# STATED TASK
In the material below, please retype the lines from the very first through the one with "from matplotlib.patches import Rectangle", exactly and without pictures.

# STORED DATA
◆ ◆ ◆ ◆ ◆ ◆ ◆

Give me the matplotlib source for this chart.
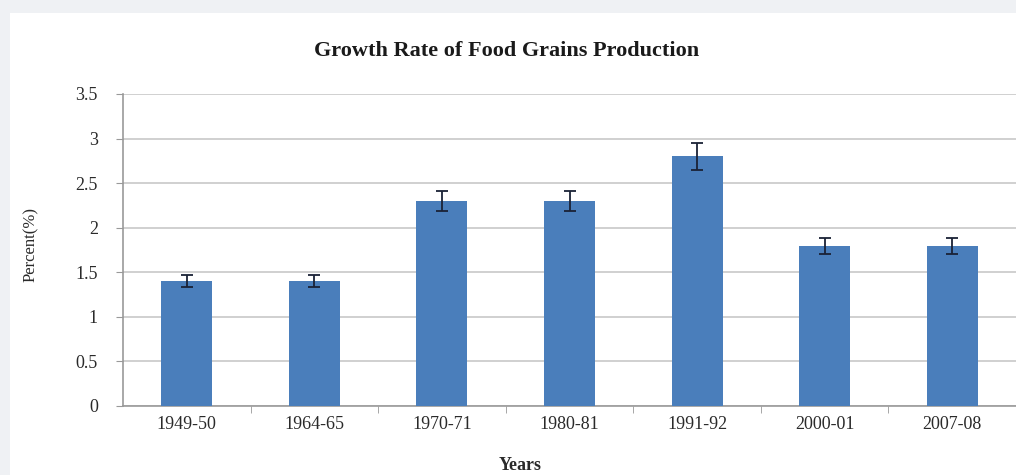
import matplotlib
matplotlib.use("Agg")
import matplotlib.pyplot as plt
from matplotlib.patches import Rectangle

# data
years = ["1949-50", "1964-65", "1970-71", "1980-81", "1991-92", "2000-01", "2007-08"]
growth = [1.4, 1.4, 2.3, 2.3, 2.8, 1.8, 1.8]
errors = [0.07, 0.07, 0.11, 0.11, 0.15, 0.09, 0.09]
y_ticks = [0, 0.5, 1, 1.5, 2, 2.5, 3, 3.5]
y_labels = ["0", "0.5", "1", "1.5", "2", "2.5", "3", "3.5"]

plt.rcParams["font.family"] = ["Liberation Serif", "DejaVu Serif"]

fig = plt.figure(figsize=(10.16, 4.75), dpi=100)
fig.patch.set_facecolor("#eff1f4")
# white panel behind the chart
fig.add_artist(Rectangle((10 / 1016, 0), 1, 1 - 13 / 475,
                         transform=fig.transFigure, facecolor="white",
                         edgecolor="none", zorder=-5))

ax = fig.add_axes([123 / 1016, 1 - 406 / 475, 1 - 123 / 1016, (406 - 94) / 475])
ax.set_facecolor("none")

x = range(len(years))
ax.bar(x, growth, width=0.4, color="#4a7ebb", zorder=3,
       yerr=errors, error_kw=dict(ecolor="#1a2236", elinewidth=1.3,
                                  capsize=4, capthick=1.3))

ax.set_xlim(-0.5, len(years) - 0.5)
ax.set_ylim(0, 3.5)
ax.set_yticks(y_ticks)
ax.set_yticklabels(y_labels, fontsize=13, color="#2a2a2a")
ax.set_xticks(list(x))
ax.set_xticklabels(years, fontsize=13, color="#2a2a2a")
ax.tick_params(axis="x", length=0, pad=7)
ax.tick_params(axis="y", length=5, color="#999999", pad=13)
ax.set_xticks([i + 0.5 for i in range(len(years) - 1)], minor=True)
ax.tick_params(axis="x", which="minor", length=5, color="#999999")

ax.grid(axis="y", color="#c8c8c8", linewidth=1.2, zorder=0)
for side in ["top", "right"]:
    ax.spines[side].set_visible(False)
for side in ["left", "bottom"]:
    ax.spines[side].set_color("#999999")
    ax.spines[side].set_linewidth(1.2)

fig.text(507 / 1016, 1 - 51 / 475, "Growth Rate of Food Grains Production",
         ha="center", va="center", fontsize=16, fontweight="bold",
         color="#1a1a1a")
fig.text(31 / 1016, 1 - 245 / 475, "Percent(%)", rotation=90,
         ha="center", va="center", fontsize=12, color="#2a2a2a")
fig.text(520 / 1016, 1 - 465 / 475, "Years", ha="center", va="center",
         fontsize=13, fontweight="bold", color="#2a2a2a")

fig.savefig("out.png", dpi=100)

◆ ◆ ◆ ◆ ◆ ◆ ◆

# SOLUTION TO THIS TASK
Give me the matplotlib source for this chart.
import matplotlib
matplotlib.use("Agg")
import matplotlib.pyplot as plt
from matplotlib.patches import Rectangle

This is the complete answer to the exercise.